Radiologic Clinics of North America 08/2005; 43(4):709-31, viii. DOI:10.1016/j.rcl.2005.02.004 · 1.98 Impact Factor
[Show abstract][Hide abstract] ABSTRACT: To evaluate the dynamic morphologic changes of the triangular fibrocartilage complex (TFCC) during pronation and supination of the forearm using high-resolution MR arthrography in cadavers and to evaluate the impact of these changes on the diagnostic assessment of the normal and abnormal TFCC. DESIGN AND SPECIMENS: High-resolution MR arthrography of 10 wrists of cadaveric specimens was obtained in maximum pronation, in the neutral position, and in maximum supination of the forearm. The structures of the TFCC were evaluated by two musculoskeletal radiologists and correlated with anatomic sections. The position of the forearm that allowed the best visualization of normal structures and lesions of the TFCC was determined.
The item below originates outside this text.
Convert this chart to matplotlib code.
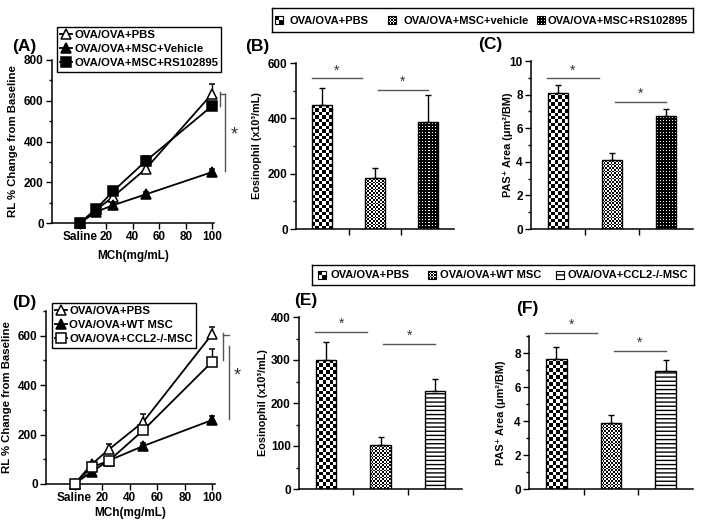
import numpy as np
import matplotlib
matplotlib.use("Agg")
import matplotlib.pyplot as plt
from matplotlib.patches import Rectangle
from matplotlib.lines import Line2D
from matplotlib.ticker import MultipleLocator

plt.rcParams["font.family"] = ["Liberation Sans", "DejaVu Sans"]
plt.rcParams["font.weight"] = "bold"
plt.rcParams["axes.labelweight"] = "bold"
plt.rcParams["hatch.linewidth"] = 1.0

W, H = 704, 525

# ---- line panels (A, D) ----
doses = [0, 12.5, 25, 50, 100]
dose_ticks = [0, 20, 40, 60, 80, 100]
dose_labels = ["Saline", "20", "40", "60", "80", "100"]

a_labels = ["OVA/OVA+PBS", "OVA/OVA+MSC+Vehicle", "OVA/OVA+MSC+RS102895"]
a_pbs = [0, 65, 128, 267, 635]
a_pbs_err = [0, 10, 15, 22, 45]
a_veh = [0, 55, 87, 141, 250]
a_veh_err = [0, 8, 10, 10, 15]
a_rs = [0, 70, 155, 305, 575]
a_rs_err = [0, 10, 12, 25, 20]

d_labels = ["OVA/OVA+PBS", "OVA/OVA+WT MSC", "OVA/OVA+CCL2-/-MSC"]
d_pbs = [0, 80, 140, 252, 607]
d_pbs_err = [0, 10, 22, 30, 30]
d_wt = [0, 50, 95, 154, 259]
d_wt_err = [0, 8, 8, 10, 15]
d_ccl2 = [0, 68, 94, 218, 495]
d_ccl2_err = [0, 10, 10, 25, 50]

# ---- bar panels (B, C, E, F) ----
b_legend = ["OVA/OVA+PBS", "OVA/OVA+MSC+vehicle", "OVA/OVA+MSC+RS102895"]
b_eos = [448, 183, 385]
b_eos_err = [61, 38, 98]
b_sig = [545, 503]
c_pas = [8.1, 4.08, 6.7]
c_pas_err = [0.5, 0.45, 0.45]
c_sig = [8.97, 7.57]

e_legend = ["OVA/OVA+PBS", "OVA/OVA+WT MSC", "OVA/OVA+CCL2-/-MSC"]
e_eos = [300, 102, 228]
e_eos_err = [43, 18, 27]
e_sig = [366, 338]
f_pas = [7.67, 3.86, 6.93]
f_pas_err = [0.68, 0.49, 0.67]
f_sig = [9.19, 8.12]

SIG_GRAY = "#555555"


def px(l, t, r, b):
    return [l / W, 1 - b / H, (r - l) / W, (b - t) / H]


def fx(x):
    return x / W


def fy(y):
    return 1 - y / H


def pattern(kind, wpx, hpx):
    if kind == "check":
        c = 3.4
    elif kind == "fine":
        c = 1.75
    else:
        c = 1.0
    nx = max(2, int(round(wpx / c)))
    ny = max(2, int(round(hpx / c)))
    jj, ii = np.meshgrid(np.arange(nx), np.arange(ny))
    if kind in ("check", "fine"):
        return ((ii + jj) % 2).astype(float)
    arr = np.zeros((ny, nx))
    arr[1::3, 1::3] = 1.0
    return arr


def fill_pattern(ax, patch, kind):
    if kind == "hlines":
        patch.set_hatch("----")
        return
    x0, y0 = patch.get_x(), patch.get_y()
    x1, y1 = x0 + patch.get_width(), y0 + patch.get_height()
    p0 = ax.transData.transform((x0, y0))
    p1 = ax.transData.transform((x1, y1))
    arr = pattern(kind, abs(p1[0] - p0[0]), abs(p1[1] - p0[1]))
    im = ax.imshow(arr, extent=(x0, x1, y0, y1), aspect="auto", cmap="gray",
                   vmin=0, vmax=1, interpolation="nearest", zorder=1.5)
    im.set_clip_path(patch)


def style_axes(ax):
    for s in ["top", "right"]:
        ax.spines[s].set_visible(False)
    for s in ["left", "bottom"]:
        ax.spines[s].set_linewidth(1.1)
    ax.tick_params(which="major", direction="out", length=4, width=1, labelsize=8.5, pad=2)
    ax.tick_params(which="minor", direction="out", length=2, width=1)


def line_panel(rect, xlabpad, xlim, ylim, series, leg_rect, bracket, star):
    ax = fig.add_axes(px(*rect))
    handles = []
    for y, err, marker, face, label in series:
        ax.errorbar(doses, y, yerr=[np.zeros(len(err)), err], color="black", lw=1.3,
                    marker=marker, mfc=face, mec="black", mew=1.1, ms=6.5,
                    capsize=2.5, elinewidth=1, clip_on=False, zorder=3)
        handles.append(Line2D([], [], color="black", lw=1.3, marker=marker, mfc=face,
                              mec="black", mew=1.1, ms=6.5, label=label))
    ax.set_xlim(*xlim)
    ax.set_ylim(*ylim)
    ax.set_xticks(dose_ticks)
    ax.set_xticklabels(dose_labels)
    ax.set_yticks(np.arange(0, ylim[1] + 1, 200))
    ax.yaxis.set_minor_locator(MultipleLocator(100))
    style_axes(ax)
    ax.set_ylabel("RL % Change from Baseline", fontsize=8.2, labelpad=4)
    ax.set_xlabel("MCh(mg/mL)", fontsize=8.5, labelpad=xlabpad)
    l, t, r, b = leg_rect
    ax.legend(handles=handles, loc="upper left", bbox_to_anchor=(fx(l), fy(t)),
              bbox_transform=fig.transFigure, frameon=True, fancybox=False,
              edgecolor="black", framealpha=1, fontsize=8.2, handlelength=1.0,
              handletextpad=0.2, labelspacing=0.35, borderpad=0.3, borderaxespad=0)
    # significance bracket
    (xa, ya0, ya1), (xb, yb0, yb1) = bracket
    ax.plot([xa, xa], [ya0, ya1], color=SIG_GRAY, lw=1, clip_on=False)
    ax.plot([xa, xb], [ya0 - 10, ya0 - 10], color=SIG_GRAY, lw=1, clip_on=False)
    ax.plot([xb, xb], [yb0, yb1], color=SIG_GRAY, lw=1, clip_on=False)
    ax.text(star[0], star[1], "*", fontsize=13, fontweight="normal", ha="center",
            va="center", color="#333333", clip_on=False)
    return ax


def bar_panel(rect, values, errs, kinds, ylim, ystep, minor, ylabel, ylab_x, sig):
    l, t, r, b = rect
    ax = fig.add_axes(px(l, t, r, b))
    x = np.arange(len(values))
    ax.set_xlim(-0.5, 2.5)
    ax.set_ylim(*ylim)
    bars = ax.bar(x, values, width=0.38, facecolor="none", edgecolor="black", lw=1, zorder=2)
    for bar, kind in zip(bars, kinds):
        fill_pattern(ax, bar, kind)
    ax.errorbar(x, values, yerr=[np.zeros(len(errs)), errs], fmt="none", ecolor="black",
                elinewidth=1, capsize=2.5, capthick=1, zorder=3)
    ax.set_xlim(-0.5, 2.5)
    ax.set_ylim(*ylim)
    ax.set_xticks([0.5, 1.5])
    ax.set_xticklabels([])
    ax.set_yticks(np.arange(0, ylim[1] + 1e-9, ystep))
    ax.yaxis.set_minor_locator(MultipleLocator(minor))
    style_axes(ax)
    ax.set_ylabel(ylabel, fontsize=7.8)
    ax.yaxis.set_label_coords((ylab_x - l) / (r - l), 0.5)
    for (x0, x1), h in zip([(-0.2, 0.75), (1.05, 2.0)], sig):
        ax.plot([x0, x1], [h, h], color=SIG_GRAY, lw=1, clip_on=False)
        ax.annotate("*", xy=((x0 + x1) / 2, h), xytext=(0, 0.5), textcoords="offset points",
                    ha="center", va="bottom", fontsize=10, fontweight="normal",
                    color="#333333", annotation_clip=False)
    return ax


def bar_legend(rect, labels, kinds, sw_x, tx_x):
    l, t, r, b = rect
    lax = fig.add_axes(px(l, t, r, b))
    lax.set_xlim(l, r)
    lax.set_ylim(b, t)
    lax.set_xticks([])
    lax.set_yticks([])
    for s in lax.spines.values():
        s.set_linewidth(1)
    yc = (t + b) / 2
    for label, kind, sx, tx in zip(labels, kinds, sw_x, tx_x):
        sw = Rectangle((sx, yc - 4), 8, 8, facecolor="none", edgecolor="black", lw=0.8, zorder=2)
        lax.add_patch(sw)
        if kind == "hlines":
            sw.set_hatch("---")
        else:
            arr = pattern(kind, 8, 8)
            im = lax.imshow(arr, extent=(sx, sx + 8, yc + 4, yc - 4), aspect="auto",
                            cmap="gray", vmin=0, vmax=1, interpolation="nearest", zorder=1.5)
            im.set_clip_path(sw)
        lax.text(tx, yc + 0.5, label, fontsize=8, va="center", ha="left")
    lax.set_xlim(l, r)
    lax.set_ylim(b, t)


fig = plt.figure(figsize=(W / 100, H / 100), dpi=100)

# (A)
line_panel((52, 60, 213.5, 223), 5, (-21, 101), (0, 800),
           [(a_pbs, a_pbs_err, "^", "white", a_labels[0]),
            (a_veh, a_veh_err, "^", "black", a_labels[1]),
            (a_rs, a_rs_err, "s", "black", a_labels[2])],
           (57, 27, 216, 77),
           ((106, 645, 572), (110, 635, 255)), (117, 431))

# (D)
line_panel((46, 311, 215, 484), 2, (-20.7, 102), (0, 700),
           [(d_pbs, d_pbs_err, "^", "white", d_labels[0]),
            (d_wt, d_wt_err, "^", "black", d_labels[1]),
            (d_ccl2, d_ccl2_err, "s", "white", d_labels[2])],
           (52, 303, 193, 352),
           ((108, 612, 500), (112, 560, 262)), (118, 437))

bar_kinds_top = ["check", "fine", "dots"]
bar_kinds_bot = ["check", "fine", "hlines"]

bar_panel((296, 63, 454, 229), b_eos, b_eos_err, bar_kinds_top, (0, 600), 200, 100,
          "Eosinophil (x10³/mL)", 262, b_sig)
bar_panel((531, 61, 693, 229), c_pas, c_pas_err, bar_kinds_top, (0, 10), 2, 1,
          "PAS⁺ Area (μm²/BM)", 513, c_sig)
bar_panel((299, 317, 462, 489), e_eos, e_eos_err, bar_kinds_bot, (0, 400), 100, 50,
          "Eosinophil (x10³/mL)", 268, e_sig)
bar_panel((529, 336, 693, 489), f_pas, f_pas_err, bar_kinds_bot, (0, 9), 2, 1,
          "PAS⁺ Area (μm²/BM)", 506, f_sig)

bar_legend((272, 8, 693, 32), b_legend, bar_kinds_top, [275, 388, 537], [290, 403, 548])
bar_legend((312, 265, 694, 285), e_legend, bar_kinds_bot, [318, 428, 556], [331, 440, 568])

for lab, x, y in [("(A)", 24, 46), ("(B)", 257, 46), ("(C)", 490, 44),
                  ("(D)", 24, 302), ("(E)", 306, 301), ("(F)", 527, 309)]:
    fig.text(fx(x), fy(y), lab, fontsize=12.5, ha="center", va="center")

fig.savefig("out.png", dpi=100)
The shape and extent of the articular disc as well as the radial portions of the radioulnar ligaments did not change with pronation and supination. The articular disc was horizontal in the neutral position and tilted more distally to align with the proximal carpal row in pronation and supination. The fibers of the ulnar part of the radioulnar ligaments (ulnar attachment of the articular disc) revealed the most significant changes: their orientation was coronal in the neutral position and sagittal in positions of pronation and supination. The ulnomeniscal homologue was largest in the neutral position and was reduced in size during pronation and supination. The extensor carpi ulnaris tendon was centered in its groove in the neutral position and pronation. In supination this tendon revealed subluxation from this groove. The dorsal capsule of the distal radioulnar joint was taut in pronation, and the palmar capsule was taut in supination. The preferred forearm position for analysis of most of the structures of the TFCC was the neutral position, followed by the pronated position. The neutral position was rated best for the detection of ulnar and radial detachments of the TFCC, followed by the pronated position, except for two central perforations of the TFCC which were best seen with supination.
The articular disc and the surrounding radial portions of the radioulnar ligaments form a rigid, unified complex with the radius without change in their shape in positions of pronation and supination of the forearm, while the ulnar attachment of the TFCC shows important dynamic changes. The neutral forearm position is the best position to analyze both the normal and the abnormal TFCC.